:: Provided data ::
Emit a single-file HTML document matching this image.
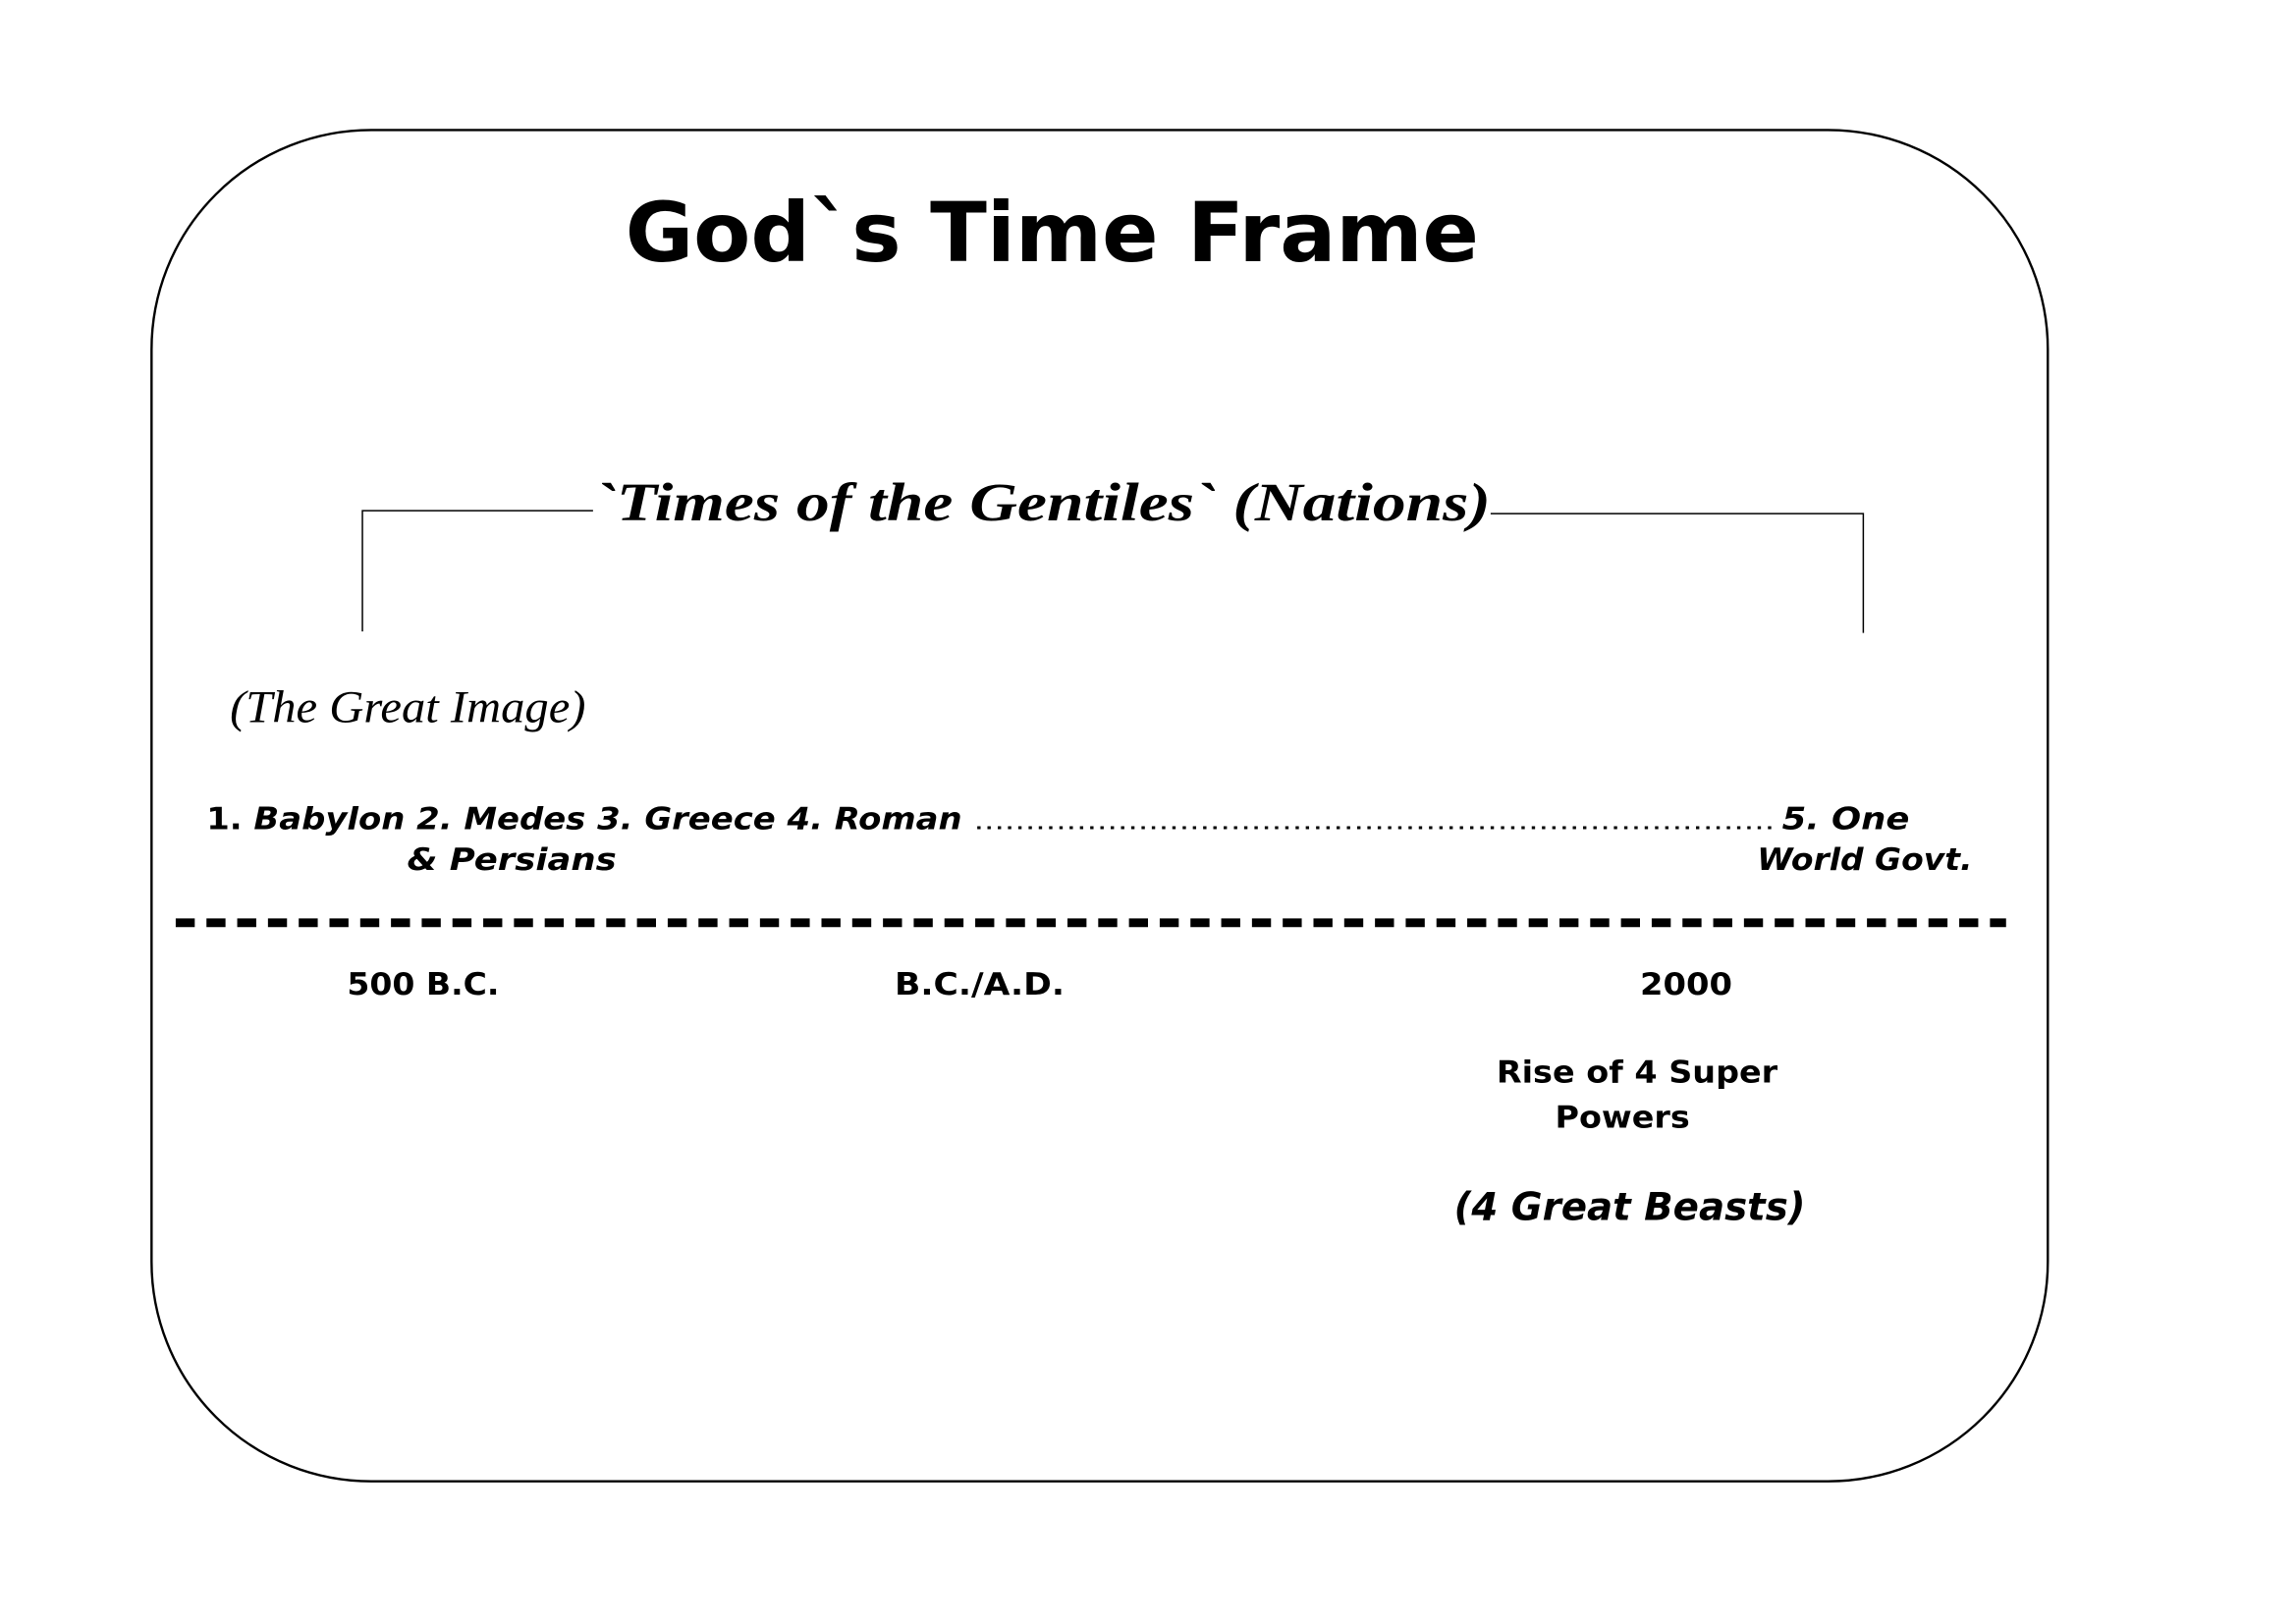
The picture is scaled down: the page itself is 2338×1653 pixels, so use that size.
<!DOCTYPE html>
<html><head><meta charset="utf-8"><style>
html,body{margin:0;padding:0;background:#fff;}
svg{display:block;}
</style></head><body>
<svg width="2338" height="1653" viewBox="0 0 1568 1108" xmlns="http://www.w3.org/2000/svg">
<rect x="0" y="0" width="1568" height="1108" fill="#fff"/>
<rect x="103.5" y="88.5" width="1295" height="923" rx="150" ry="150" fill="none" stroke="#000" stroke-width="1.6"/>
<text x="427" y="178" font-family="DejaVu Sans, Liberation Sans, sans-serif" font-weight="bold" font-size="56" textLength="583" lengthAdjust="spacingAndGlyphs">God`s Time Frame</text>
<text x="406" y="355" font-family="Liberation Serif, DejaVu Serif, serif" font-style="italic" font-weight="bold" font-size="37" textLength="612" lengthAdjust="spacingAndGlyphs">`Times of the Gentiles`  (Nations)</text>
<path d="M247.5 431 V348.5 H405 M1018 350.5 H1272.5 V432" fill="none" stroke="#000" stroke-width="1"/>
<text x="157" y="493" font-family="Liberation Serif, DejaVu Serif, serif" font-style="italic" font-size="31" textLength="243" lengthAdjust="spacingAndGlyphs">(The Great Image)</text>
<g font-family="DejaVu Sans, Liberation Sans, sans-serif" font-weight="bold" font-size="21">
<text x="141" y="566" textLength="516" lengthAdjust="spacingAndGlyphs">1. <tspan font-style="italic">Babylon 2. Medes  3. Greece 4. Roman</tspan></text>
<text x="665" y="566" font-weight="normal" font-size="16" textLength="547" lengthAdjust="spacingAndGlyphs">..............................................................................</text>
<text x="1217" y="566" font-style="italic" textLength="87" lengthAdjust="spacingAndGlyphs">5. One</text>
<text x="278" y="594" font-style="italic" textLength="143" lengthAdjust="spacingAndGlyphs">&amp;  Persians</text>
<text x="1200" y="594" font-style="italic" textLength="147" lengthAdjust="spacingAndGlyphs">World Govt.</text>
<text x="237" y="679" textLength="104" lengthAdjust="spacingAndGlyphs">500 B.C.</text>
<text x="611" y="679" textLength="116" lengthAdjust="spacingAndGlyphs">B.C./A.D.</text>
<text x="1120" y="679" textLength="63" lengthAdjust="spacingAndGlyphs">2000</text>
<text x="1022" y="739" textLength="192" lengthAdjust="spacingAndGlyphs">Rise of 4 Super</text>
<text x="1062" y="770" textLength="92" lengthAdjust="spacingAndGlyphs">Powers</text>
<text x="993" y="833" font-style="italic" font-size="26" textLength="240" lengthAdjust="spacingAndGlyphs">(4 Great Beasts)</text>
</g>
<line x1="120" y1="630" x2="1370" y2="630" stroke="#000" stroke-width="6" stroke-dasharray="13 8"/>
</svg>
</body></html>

:: Exercise details ::
Reproduce the listing exactly. Leave its pictures out.

:: Solution to this task ::
Emit a single-file HTML document matching this image.
The picture is scaled down: the page itself is 2338×1653 pixels, so use that size.
<!DOCTYPE html>
<html><head><meta charset="utf-8"><style>
html,body{margin:0;padding:0;background:#fff;}
svg{display:block;}
</style></head><body>
<svg width="2338" height="1653" viewBox="0 0 1568 1108" xmlns="http://www.w3.org/2000/svg">
<rect x="0" y="0" width="1568" height="1108" fill="#fff"/>
<rect x="103.5" y="88.5" width="1295" height="923" rx="150" ry="150" fill="none" stroke="#000" stroke-width="1.6"/>
<text x="427" y="178" font-family="DejaVu Sans, Liberation Sans, sans-serif" font-weight="bold" font-size="56" textLength="583" lengthAdjust="spacingAndGlyphs">God`s Time Frame</text>
<text x="406" y="355" font-family="Liberation Serif, DejaVu Serif, serif" font-style="italic" font-weight="bold" font-size="37" textLength="612" lengthAdjust="spacingAndGlyphs">`Times of the Gentiles`  (Nations)</text>
<path d="M247.5 431 V348.5 H405 M1018 350.5 H1272.5 V432" fill="none" stroke="#000" stroke-width="1"/>
<text x="157" y="493" font-family="Liberation Serif, DejaVu Serif, serif" font-style="italic" font-size="31" textLength="243" lengthAdjust="spacingAndGlyphs">(The Great Image)</text>
<g font-family="DejaVu Sans, Liberation Sans, sans-serif" font-weight="bold" font-size="21">
<text x="141" y="566" textLength="516" lengthAdjust="spacingAndGlyphs">1. <tspan font-style="italic">Babylon 2. Medes  3. Greece 4. Roman</tspan></text>
<text x="665" y="566" font-weight="normal" font-size="16" textLength="547" lengthAdjust="spacingAndGlyphs">..............................................................................</text>
<text x="1217" y="566" font-style="italic" textLength="87" lengthAdjust="spacingAndGlyphs">5. One</text>
<text x="278" y="594" font-style="italic" textLength="143" lengthAdjust="spacingAndGlyphs">&amp;  Persians</text>
<text x="1200" y="594" font-style="italic" textLength="147" lengthAdjust="spacingAndGlyphs">World Govt.</text>
<text x="237" y="679" textLength="104" lengthAdjust="spacingAndGlyphs">500 B.C.</text>
<text x="611" y="679" textLength="116" lengthAdjust="spacingAndGlyphs">B.C./A.D.</text>
<text x="1120" y="679" textLength="63" lengthAdjust="spacingAndGlyphs">2000</text>
<text x="1022" y="739" textLength="192" lengthAdjust="spacingAndGlyphs">Rise of 4 Super</text>
<text x="1062" y="770" textLength="92" lengthAdjust="spacingAndGlyphs">Powers</text>
<text x="993" y="833" font-style="italic" font-size="26" textLength="240" lengthAdjust="spacingAndGlyphs">(4 Great Beasts)</text>
</g>
<line x1="120" y1="630" x2="1370" y2="630" stroke="#000" stroke-width="6" stroke-dasharray="13 8"/>
</svg>
</body></html>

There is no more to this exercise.